If Gorsuch sticks to his originalist principles, he could well join the liberals in another important case—Carpenter v. United States—the court will resolve by the end of the present term on whether the Fourth Amendment requires law enforcement to obtain a warrant before seizing the historical cellphone records of criminal suspects.

Like Scalia, Gorsuch may occasionally go rogue in a few significant but essentially niche areas. That’s a good thing, both for liberals, and for the court as an institution. In general, however, Gorsuch will in all likelihood prove to be every bit as conservative as Scalia.

Trump’s histrionics aside, Gorsuch won’t upset the president’s plans for reconstituting either the Supreme Court or the rest of the federal judiciary. Trump is getting his advice on judicial appointments from both The Federalist Society and The Heritage Foundation, and thus far, he has closely followed their suggestions.

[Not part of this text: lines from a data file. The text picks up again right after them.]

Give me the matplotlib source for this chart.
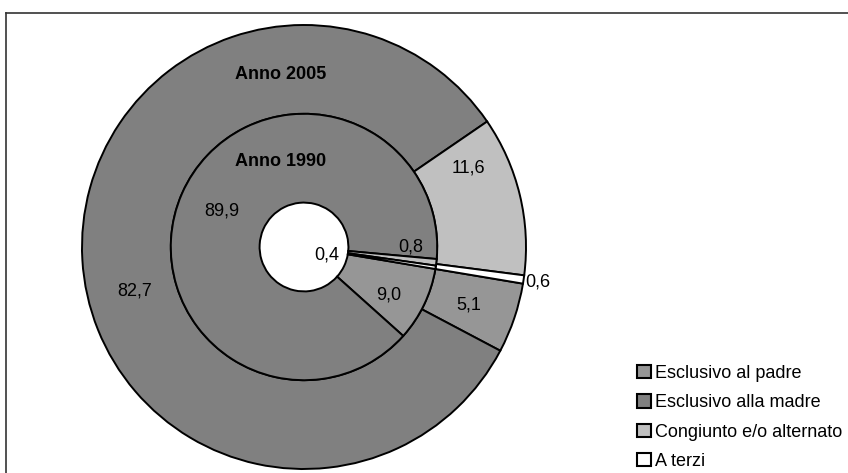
import matplotlib
matplotlib.use("Agg")
import matplotlib.pyplot as plt
from matplotlib.patches import Patch
from matplotlib.lines import Line2D

plt.rcParams['font.family'] = ['Liberation Sans', 'DejaVu Sans']

# dati (percentuali)
categorie = ['Esclusivo al padre', 'Esclusivo alla madre',
             'Congiunto e/o alternato', 'A terzi']
anno_2005 = [5.1, 82.7, 11.6, 0.6]
anno_1990 = [9.0, 89.9, 0.8, 0.4]
colori = ['#969696', '#808080', '#C0C0C0', '#FFFFFF']

W, H = 848, 473
fig = plt.figure(figsize=(W / 100, H / 100), dpi=100)

# pie centrata in (304, 247) px, raggio 222 px
cx, cy, r = 304, 247, 222
ax = fig.add_axes([(cx - r) / W, (H - cy - r) / H, 2 * r / W, 2 * r / H])
ax.set_xlim(-1, 1); ax.set_ylim(-1, 1); ax.set_aspect('equal'); ax.axis('off')

wp = dict(width=0.4, edgecolor='black', linewidth=1.4)
ax.pie(anno_2005, radius=1.0, colors=colori, startangle=-9.5,
       counterclock=False, wedgeprops=wp)
ax.pie(anno_1990, radius=0.6, colors=colori, startangle=-9.5,
       counterclock=False, wedgeprops=wp)
ax.set_xlim(-1, 1); ax.set_ylim(-1, 1)

fmt = lambda v: f'{v:.1f}'.replace('.', ',')
fs = 13
# etichette (posizioni in unita' del raggio)
pos_2005 = [(0.743, -0.261), (-0.761, -0.200), (0.739, 0.356), (1.054, -0.158)]
pos_1990 = [(0.383, -0.216), (-0.369, 0.162), (0.482, 0.0), (0.104, -0.036)]
for v, (x, y) in zip(anno_2005, pos_2005):
    ax.text(x, y, fmt(v), ha='center', va='center', fontsize=fs)
for v, (x, y) in zip(anno_1990, pos_1990):
    ax.text(x, y, fmt(v), ha='center', va='center', fontsize=fs)
ax.text(-0.104, 0.775, 'Anno 2005', ha='center', va='center', fontsize=fs, fontweight='bold')
ax.text(-0.104, 0.387, 'Anno 1990', ha='center', va='center', fontsize=fs, fontweight='bold')

handles = [Patch(facecolor=c, edgecolor='black', linewidth=1.5) for c in colori]
fig.legend(handles, categorie, loc='upper left', bbox_to_anchor=(637 / W, 1 - 365 / H),
           frameon=False, fontsize=fs, handlelength=0.75, handleheight=0.75,
           handletextpad=0.25, labelspacing=0.68, borderpad=0, borderaxespad=0)

# cornice
fig.add_artist(Line2D([6 / W, 1.0], [1 - 13 / H, 1 - 13 / H], color='#333333', lw=1.2))
fig.add_artist(Line2D([6 / W, 6 / W], [0, 1 - 13 / H], color='#333333', lw=1.2))

fig.savefig('out.png', dpi=100)
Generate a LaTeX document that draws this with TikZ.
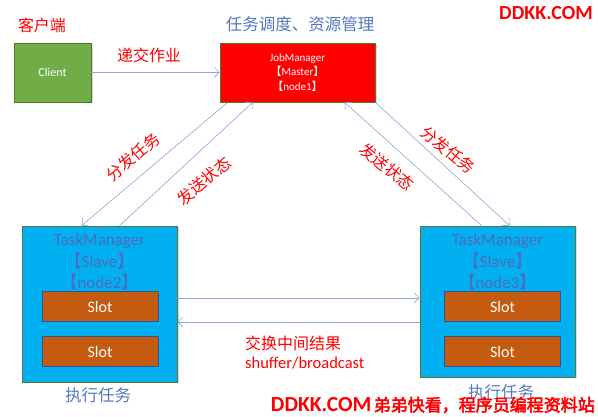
\documentclass[tikz,border=0pt]{standalone}
\usepackage{fontspec}
\setmainfont{Carlito}
\newfontfamily\cjk{Noto Sans CJK SC}
\newfontfamily\cjkbf{Noto Sans CJK SC}[FakeBold=3]
\usetikzlibrary{arrows.meta,shadows}
\usepackage{xcolor}
\definecolor{clientgreen}{HTML}{70AD47}
\definecolor{boxedge}{HTML}{4E7A32}
\definecolor{tmblue}{HTML}{00B0F0}
\definecolor{tmtext}{HTML}{4F6BBF}
\definecolor{titleblue}{HTML}{5577C0}
\definecolor{slotfill}{HTML}{C55A11}
\definecolor{slotedge}{HTML}{2F5597}
\definecolor{arrowblue}{HTML}{8AA6DA}
\newcommand{\lbr}{{\cjk 【}}
\newcommand{\rbr}{{\cjk 】}}

\begin{document}
\begin{tikzpicture}[x=1pt,y=1pt,
  mgr/.style={draw=boxedge, line width=0.8pt, inner sep=0pt,
    drop shadow={shadow xshift=1.5pt,shadow yshift=-1.5pt,opacity=0.3}},
  slot/.style={draw=slotedge, fill=slotfill, line width=1pt, inner sep=0pt,
    minimum width=116pt, minimum height=30pt, text=white, font=\fontsize{16}{18}\selectfont},
  redtxt/.style={text=red, inner sep=0pt, font=\cjk\fontsize{16}{18}\selectfont},
  bluetxt/.style={text=titleblue, inner sep=0pt, font=\cjk\fontsize{16.5}{18}\selectfont},
  tmtxt/.style={text=tmtext, inner sep=0pt, align=center, font=\fontsize{17}{21.5}\selectfont},
  arr/.style={draw=arrowblue, line width=0.6pt, -{Straight Barb[length=5pt,width=10pt]}}]
  \useasboundingbox (0,0) rectangle (598,417);

  % client and job manager
  \node[mgr, fill=clientgreen, minimum width=77pt, minimum height=59pt, text=white,
    font=\fontsize{12}{13}\selectfont] (client) at (52.5,344.5) {Client};
  \node[mgr, fill=red, minimum width=155pt, minimum height=59pt, text=white, align=center,
    font=\fontsize{11}{14.5}\selectfont] (jm) at (297.5,344.5) {JobManager\\\lbr Master\rbr\\\lbr node1\rbr};
  \node[redtxt] (clientlbl) at (42,392) {客户端};
  \node[bluetxt] (jmlbl) at (300,392.5) {任务调度、资源管理};
  \node[text=red, inner sep=0pt, font=\bfseries\fontsize{20}{22}\selectfont] (site) at (546,403.5) {DDKK.COM};

  % task managers
  \node[mgr, fill=tmblue, minimum width=155pt, minimum height=156pt] (tm2) at (99.5,113) {};
  \node[mgr, fill=tmblue, minimum width=155pt, minimum height=151pt] (tm3) at (497.5,115.5) {};
  \node[tmtxt, anchor=north] (tm2lbl) at ([yshift=-8pt]tm2.north) {TaskManager\\\lbr Slave\rbr\\\lbr node2\rbr};
  \node[tmtxt, anchor=north] (tm3lbl) at ([yshift=-8pt]tm3.north) {TaskManager\\\lbr Slave\rbr\\\lbr node3\rbr};
  \node[slot] (s21) at (100,110) {Slot};
  \node[slot] (s22) at (100,65) {Slot};
  \node[slot] (s31) at (502.5,110) {Slot};
  \node[slot] (s32) at (502.5,65) {Slot};
  \node[bluetxt] (tm2run) at (98,22) {执行任务};
  \node[bluetxt] (tm3run) at (501,25) {执行任务};

  % connectors
  \draw[arr] (client.east) -- (jm.west);
  \node[redtxt] (submit) at (149,362) {递交作业};
  \draw[arr] ([xshift=8pt]jm.south west) -- ([xshift=60pt]tm2.north west);
  \draw[arr] ([xshift=98pt]tm2.north west) -- ([xshift=33pt]jm.south west);
  \draw[arr] ([xshift=62pt]tm3.north west) -- ([xshift=125pt]jm.south west);
  \draw[arr] (jm.south east) -- ([xshift=90pt]tm3.north west);
  \node[redtxt, rotate=40] (dist2) at (133,260) {分发任务};
  \node[redtxt, rotate=40] (stat2) at (204,236) {发送状态};
  \node[redtxt, rotate=-40] (stat3) at (387,250) {发送状态};
  \node[redtxt, rotate=-40] (dist3) at (448,267) {分发任务};
  \draw[arr] ([yshift=6pt]tm2.east) -- ([yshift=6pt]tm2.east -| tm3.west);
  \draw[arr] ([yshift=-18pt]tm2.east -| tm3.west) -- ([yshift=-18pt]tm2.east);
  \node[redtxt, anchor=west] (swap) at (245,74) {交换中间结果};
  \node[text=red, inner sep=0pt, anchor=west, font=\fontsize{16.5}{18}\selectfont] (shuf) at (245,54) {shuffer/broadcast};

  % watermark
  \node[text=red, inner sep=0pt, anchor=east] (wm) at (595,12)
    {{\bfseries\fontsize{21.5}{23}\selectfont DDKK.COM} {\cjkbf\fontsize{17}{19}\selectfont 弟弟快看，程序员编程资料站}};
\end{tikzpicture}
\end{document}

According to Mother Jones magazine, during his first year in office, Trump handed out 69 judicial nominations. Of these nominees, 92 percent were white, 71 percent were male and 55 percent had Federalist Society affiliations. He has added to those totals since then, and will now get to name a replacement for Stephen Reinhardt, the 9th Circuit’s liberal stalwart, who died March 29.

The Supreme Court, of course, remains the grand prize. With the aging of the court—Ruth Bader Ginsburg is 85, Anthony Kennedy is 81 and Stephen Breyer is 79—Trump will probably get to make at least one more appointment to the nation’s most powerful judicial body this term or—perish the thought—next term, if he is re-elected.

When and if that happens, Gorsuch’s maverick concurrence in Dimaya will be long forgotten.